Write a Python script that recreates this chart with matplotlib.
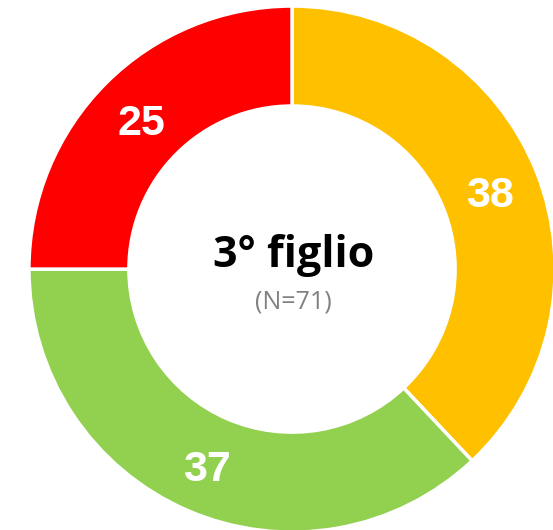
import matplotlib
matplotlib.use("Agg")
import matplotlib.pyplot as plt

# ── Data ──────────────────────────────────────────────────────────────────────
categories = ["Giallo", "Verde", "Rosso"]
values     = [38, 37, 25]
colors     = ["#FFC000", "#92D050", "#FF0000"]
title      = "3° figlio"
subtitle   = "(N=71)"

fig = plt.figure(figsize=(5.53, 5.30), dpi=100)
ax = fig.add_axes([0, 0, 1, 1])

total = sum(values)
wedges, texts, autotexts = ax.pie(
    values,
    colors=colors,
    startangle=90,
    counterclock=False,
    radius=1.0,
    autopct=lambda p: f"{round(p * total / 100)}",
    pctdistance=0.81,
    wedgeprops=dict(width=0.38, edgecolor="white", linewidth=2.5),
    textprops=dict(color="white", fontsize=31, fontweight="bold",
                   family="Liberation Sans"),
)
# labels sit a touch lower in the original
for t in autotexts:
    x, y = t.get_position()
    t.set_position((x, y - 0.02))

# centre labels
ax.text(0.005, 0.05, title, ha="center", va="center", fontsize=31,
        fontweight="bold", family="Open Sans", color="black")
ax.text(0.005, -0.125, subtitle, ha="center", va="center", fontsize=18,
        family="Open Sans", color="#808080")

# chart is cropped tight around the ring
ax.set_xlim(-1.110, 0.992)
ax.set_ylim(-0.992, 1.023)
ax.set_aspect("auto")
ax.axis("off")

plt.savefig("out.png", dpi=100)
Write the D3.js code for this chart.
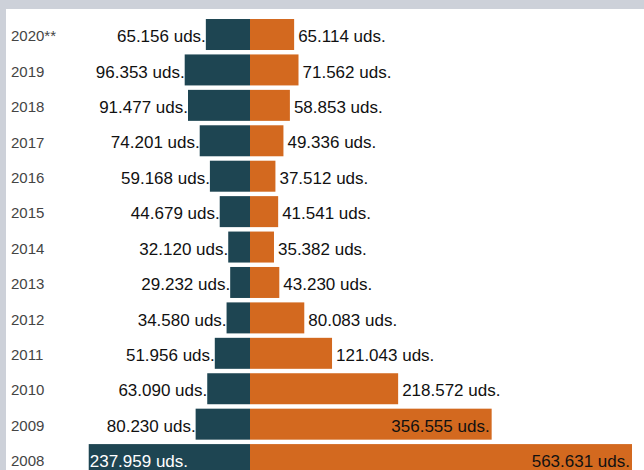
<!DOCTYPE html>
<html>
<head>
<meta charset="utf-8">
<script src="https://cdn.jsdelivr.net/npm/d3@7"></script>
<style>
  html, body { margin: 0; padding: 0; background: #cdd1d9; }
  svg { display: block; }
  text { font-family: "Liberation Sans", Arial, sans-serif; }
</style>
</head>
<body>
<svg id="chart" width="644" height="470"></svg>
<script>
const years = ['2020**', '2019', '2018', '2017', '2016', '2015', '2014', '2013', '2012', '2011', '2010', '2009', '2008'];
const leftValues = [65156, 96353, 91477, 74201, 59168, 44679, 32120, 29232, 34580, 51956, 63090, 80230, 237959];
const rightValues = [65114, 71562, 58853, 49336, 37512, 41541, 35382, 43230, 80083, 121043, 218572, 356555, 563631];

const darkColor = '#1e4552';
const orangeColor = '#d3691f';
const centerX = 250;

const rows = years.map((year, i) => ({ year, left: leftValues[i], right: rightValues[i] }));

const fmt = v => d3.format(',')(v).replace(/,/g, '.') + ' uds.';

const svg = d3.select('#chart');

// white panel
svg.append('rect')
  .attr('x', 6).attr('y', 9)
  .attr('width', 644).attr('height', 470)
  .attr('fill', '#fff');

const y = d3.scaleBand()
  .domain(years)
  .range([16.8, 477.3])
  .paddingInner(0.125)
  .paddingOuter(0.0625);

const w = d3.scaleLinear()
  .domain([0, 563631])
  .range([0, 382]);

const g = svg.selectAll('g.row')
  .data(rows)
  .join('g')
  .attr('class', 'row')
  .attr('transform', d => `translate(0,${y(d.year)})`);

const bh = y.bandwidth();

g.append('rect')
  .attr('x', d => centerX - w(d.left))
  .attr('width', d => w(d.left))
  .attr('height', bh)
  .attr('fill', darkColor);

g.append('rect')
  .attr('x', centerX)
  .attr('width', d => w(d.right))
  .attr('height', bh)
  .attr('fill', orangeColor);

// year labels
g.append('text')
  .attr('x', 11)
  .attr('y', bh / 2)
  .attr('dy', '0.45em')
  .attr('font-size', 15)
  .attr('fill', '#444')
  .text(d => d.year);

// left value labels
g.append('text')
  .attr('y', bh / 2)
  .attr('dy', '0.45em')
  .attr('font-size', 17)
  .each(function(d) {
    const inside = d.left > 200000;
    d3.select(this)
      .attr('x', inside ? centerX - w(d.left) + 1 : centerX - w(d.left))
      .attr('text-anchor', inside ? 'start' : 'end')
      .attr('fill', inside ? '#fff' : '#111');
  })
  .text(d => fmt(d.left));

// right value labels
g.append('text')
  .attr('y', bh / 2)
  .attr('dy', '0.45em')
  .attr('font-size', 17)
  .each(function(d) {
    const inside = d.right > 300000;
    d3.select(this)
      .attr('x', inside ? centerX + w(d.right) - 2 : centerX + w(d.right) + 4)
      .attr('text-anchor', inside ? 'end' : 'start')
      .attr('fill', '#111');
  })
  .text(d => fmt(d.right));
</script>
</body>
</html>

* **Task requirements**
Among the lines above, how many contain the string "Write"? State the number alone.

* **The reply**
2